South Pacific country fails to make sufficient changes to banking laws to escape FATF measures
The Financial Action Task Force (FATF) has imposed anti-money laundering measures on Nauru, a small country in the South Pacific, following its failure to make changes to its banking laws.
Nauru, the Philippines and Russia were given a 30 November deadline to make legislative amendments. Russia and the Philippines took action but are still on the FATF list of countries under investigation.
Nauru enacted the Anti-Money Laundering Act on 28 August 2001, but according to Helen Fisher, a spokeswoman for the Organisation for Economic Co-operation and Development (OECD), sufficient measures were, 'A ' not in place and B ' not in force.'
Despite the August act, Nauru still has several deficiencies in its legislation, according to Patrick Moulette, executive secretary of the FATF.
'Most importantly the legislation does not cover the offshore sector,' he said. 'Penalties for money laundering offences are also extremely lenient by international standards.'
Action against Nauru will include:
• Stringent requirements for identifying beneficial owners before business relationships are established with individuals or companies.
• Increasing the reporting burden of financial transactions on the basis that transactions with such countries are more likely to be suspicious.
• When considering requests for approving the establishment in FATF member countries of subsidiaries or branches or representative offices of banks, taking into account that the relevant bank is from a non-cooperating country.
• Warning non-financial sector businesses that transactions with entities within the country might run the risk of money laundering.
• Recommendation 21, which applies to all countries on the FATF money laundering list, will also be applied to Nauru. It says that financial institutions should give special attention to business relations and transactions with people, including companies and financial institutions, from countries that do not or insufficiently tackle money laundering.
The FATF is hoping these measures will force Nauru into line.
'Financial institutions are going to be extremely cautious when dealing with Nauru,' said Fisher. 'If financial institutions in other countries do not deal with them it will have a major effect.'
The FATF lacks legal authority to take action against Nauru, but member countries will take their own measures based on FATF recommendations.
According to Moulette, there are rumours of action already being taken in Nauru. 'We have heard that very recently Nauru passed further legislation to react to the decision of the FATF,' he said.
This information has not been confirmed but in any case, even if Nauru meets FATF anti-money laundering measures, it will, 'stay on the list until we are sure legislation is in place and being acted on,' according to Fisher.

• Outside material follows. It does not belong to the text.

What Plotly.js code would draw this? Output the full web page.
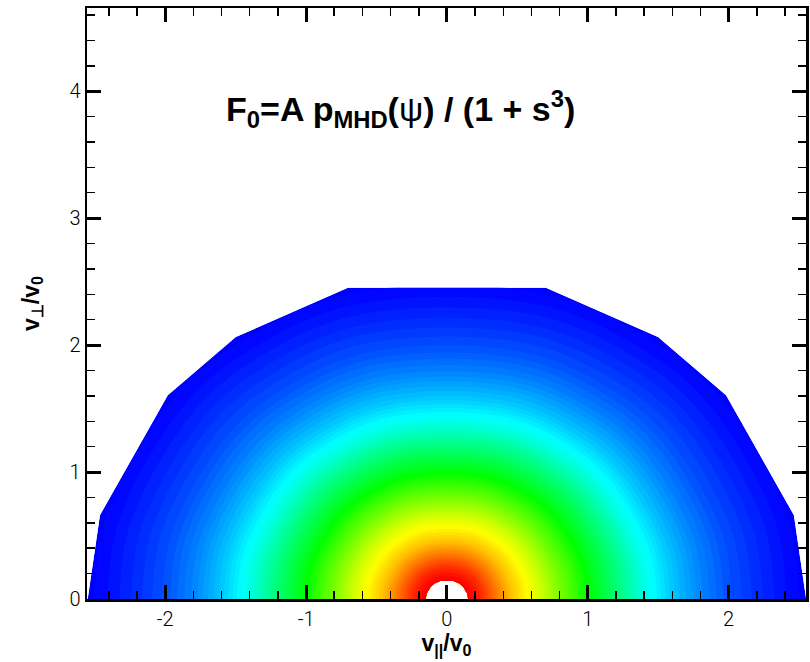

The FATF will follow the situation in Nauru and reassess action against the country at its next plenary meeting in Hong Kong, from 30 January to 1 February 2002.
Other countries on the investigation list include The Cook Islands, Egypt, Guatemala, Indonesia, Lebanon, Ukraine, Myanmar, Nigeria, Philippines, St Kitts and Nevis, Dominica, Grenada, Hungary, Israel, Marshall Islands, Nauru, Niue, Russia and St Vincent and the Grenadines.